• Given instruction:
Show each line from the listing that includes the word "this".

--- START The input ---

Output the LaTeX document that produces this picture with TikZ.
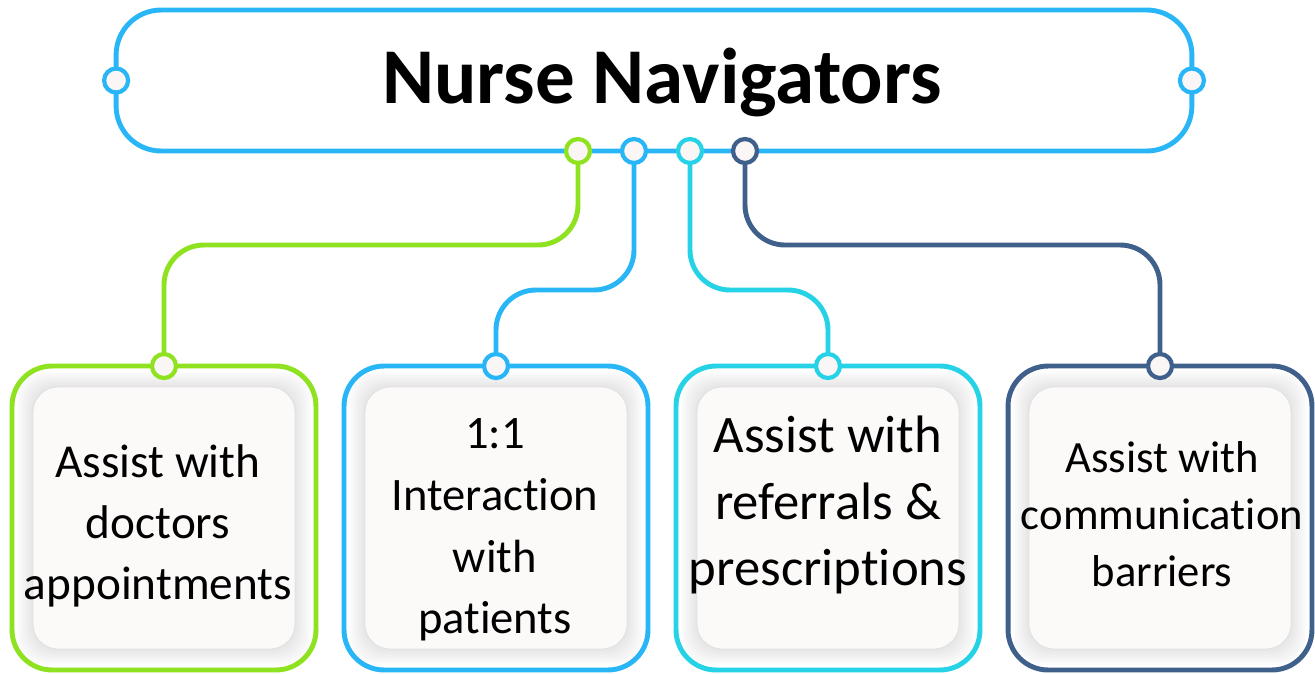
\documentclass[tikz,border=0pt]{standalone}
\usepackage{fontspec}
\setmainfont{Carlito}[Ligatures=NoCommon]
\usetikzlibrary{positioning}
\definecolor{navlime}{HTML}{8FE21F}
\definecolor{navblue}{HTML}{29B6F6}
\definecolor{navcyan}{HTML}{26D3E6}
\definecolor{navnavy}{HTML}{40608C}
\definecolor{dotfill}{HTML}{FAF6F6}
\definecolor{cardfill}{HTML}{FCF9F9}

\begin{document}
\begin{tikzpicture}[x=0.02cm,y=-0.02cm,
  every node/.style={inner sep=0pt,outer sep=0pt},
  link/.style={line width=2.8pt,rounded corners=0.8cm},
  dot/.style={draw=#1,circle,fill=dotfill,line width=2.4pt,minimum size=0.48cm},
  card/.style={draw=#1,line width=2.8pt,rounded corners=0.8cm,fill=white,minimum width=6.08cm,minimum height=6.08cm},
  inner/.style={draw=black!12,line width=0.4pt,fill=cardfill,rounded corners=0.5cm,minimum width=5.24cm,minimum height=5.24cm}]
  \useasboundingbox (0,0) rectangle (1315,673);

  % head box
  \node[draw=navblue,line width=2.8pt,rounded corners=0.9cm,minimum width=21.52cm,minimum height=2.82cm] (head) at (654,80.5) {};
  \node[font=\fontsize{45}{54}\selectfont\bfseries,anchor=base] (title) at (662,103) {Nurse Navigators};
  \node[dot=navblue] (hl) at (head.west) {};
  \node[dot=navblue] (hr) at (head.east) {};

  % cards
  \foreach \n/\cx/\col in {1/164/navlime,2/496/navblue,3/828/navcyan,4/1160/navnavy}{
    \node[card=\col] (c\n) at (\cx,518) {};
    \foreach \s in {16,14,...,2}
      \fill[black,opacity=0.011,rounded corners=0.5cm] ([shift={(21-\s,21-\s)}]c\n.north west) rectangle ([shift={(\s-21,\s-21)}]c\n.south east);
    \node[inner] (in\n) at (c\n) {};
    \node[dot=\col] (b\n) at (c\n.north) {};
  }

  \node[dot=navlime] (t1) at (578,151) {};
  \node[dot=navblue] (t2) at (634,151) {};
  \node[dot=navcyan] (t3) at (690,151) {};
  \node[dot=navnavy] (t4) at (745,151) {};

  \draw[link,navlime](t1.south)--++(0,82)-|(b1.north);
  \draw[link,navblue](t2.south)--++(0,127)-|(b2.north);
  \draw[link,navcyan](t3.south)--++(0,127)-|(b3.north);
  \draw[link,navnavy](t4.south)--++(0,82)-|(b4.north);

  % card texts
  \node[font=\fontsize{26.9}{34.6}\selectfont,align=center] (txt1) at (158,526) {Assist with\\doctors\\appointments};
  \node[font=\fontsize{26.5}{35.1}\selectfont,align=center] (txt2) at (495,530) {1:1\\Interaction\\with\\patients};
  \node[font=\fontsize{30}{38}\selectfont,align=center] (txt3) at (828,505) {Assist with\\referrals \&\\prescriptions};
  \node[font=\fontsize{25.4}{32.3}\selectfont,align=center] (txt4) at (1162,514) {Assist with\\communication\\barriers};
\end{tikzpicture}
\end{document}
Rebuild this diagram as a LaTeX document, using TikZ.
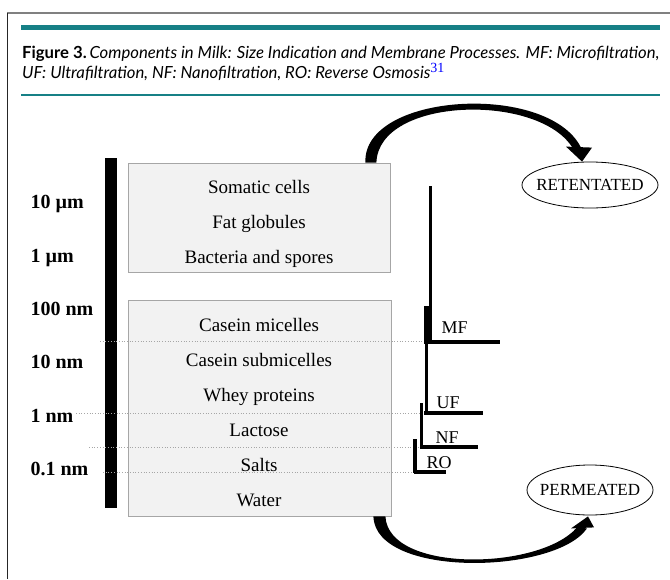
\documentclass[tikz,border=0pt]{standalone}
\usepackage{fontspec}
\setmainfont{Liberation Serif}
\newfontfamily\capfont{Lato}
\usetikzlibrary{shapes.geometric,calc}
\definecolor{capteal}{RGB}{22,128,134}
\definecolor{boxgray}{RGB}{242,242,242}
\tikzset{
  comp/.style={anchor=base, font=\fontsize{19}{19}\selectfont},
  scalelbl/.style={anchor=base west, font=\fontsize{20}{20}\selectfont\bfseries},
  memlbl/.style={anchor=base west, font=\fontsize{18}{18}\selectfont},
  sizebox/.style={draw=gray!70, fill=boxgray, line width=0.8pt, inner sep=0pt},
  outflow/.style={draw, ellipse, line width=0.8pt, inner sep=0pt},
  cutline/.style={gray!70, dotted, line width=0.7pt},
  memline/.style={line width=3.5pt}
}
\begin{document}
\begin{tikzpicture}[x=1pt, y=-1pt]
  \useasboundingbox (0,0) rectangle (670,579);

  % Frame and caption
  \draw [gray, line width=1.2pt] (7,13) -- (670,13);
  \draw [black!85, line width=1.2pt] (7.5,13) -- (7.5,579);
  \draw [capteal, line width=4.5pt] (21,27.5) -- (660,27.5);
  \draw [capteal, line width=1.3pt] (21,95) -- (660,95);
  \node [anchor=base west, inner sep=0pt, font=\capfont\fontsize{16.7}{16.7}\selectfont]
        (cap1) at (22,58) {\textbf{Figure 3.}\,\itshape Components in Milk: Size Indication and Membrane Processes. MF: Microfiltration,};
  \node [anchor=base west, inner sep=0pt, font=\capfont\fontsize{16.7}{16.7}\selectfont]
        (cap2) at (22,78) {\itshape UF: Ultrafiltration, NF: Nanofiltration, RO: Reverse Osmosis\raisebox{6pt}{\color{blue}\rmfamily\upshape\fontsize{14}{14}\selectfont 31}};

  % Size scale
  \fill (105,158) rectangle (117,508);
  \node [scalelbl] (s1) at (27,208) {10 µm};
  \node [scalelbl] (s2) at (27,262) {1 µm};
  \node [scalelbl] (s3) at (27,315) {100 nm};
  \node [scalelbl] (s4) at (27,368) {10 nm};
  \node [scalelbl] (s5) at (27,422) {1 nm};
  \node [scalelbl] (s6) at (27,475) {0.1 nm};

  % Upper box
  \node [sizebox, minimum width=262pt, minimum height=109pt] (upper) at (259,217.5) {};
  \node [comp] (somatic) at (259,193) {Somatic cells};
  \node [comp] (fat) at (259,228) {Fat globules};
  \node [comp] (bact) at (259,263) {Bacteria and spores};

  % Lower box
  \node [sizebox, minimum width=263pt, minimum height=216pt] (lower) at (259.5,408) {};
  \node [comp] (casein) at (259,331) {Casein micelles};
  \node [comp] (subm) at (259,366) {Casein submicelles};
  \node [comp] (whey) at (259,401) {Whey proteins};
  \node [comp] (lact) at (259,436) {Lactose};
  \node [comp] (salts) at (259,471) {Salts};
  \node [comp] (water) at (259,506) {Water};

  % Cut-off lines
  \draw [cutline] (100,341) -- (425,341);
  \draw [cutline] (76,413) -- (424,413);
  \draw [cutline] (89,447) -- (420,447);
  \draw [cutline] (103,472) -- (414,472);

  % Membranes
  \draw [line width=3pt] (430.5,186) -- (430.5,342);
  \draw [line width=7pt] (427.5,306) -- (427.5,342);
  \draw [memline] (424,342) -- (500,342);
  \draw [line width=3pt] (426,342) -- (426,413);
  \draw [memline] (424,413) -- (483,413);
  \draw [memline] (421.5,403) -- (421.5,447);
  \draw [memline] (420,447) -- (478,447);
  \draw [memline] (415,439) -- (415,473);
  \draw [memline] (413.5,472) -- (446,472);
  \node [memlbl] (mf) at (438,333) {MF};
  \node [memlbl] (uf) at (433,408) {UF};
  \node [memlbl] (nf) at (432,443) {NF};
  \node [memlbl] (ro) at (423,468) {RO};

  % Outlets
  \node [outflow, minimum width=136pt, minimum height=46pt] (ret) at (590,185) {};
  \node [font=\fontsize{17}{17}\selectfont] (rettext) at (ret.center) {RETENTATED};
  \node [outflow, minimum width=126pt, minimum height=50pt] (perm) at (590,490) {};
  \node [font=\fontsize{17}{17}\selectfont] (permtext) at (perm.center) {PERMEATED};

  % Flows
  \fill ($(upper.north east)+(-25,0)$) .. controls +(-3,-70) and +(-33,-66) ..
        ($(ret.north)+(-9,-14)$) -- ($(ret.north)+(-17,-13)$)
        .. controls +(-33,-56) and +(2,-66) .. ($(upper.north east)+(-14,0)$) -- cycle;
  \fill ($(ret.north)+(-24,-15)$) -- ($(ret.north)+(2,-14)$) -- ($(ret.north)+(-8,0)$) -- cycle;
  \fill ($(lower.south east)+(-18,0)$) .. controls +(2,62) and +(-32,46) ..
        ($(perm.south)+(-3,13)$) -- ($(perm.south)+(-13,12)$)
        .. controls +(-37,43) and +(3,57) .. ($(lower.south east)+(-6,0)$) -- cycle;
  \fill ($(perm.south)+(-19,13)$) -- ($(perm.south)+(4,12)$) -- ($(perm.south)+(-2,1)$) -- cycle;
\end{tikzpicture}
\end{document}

--- END The input ---

• Completed task:
Output the LaTeX document that produces this picture with TikZ.
Rebuild this diagram as a LaTeX document, using TikZ.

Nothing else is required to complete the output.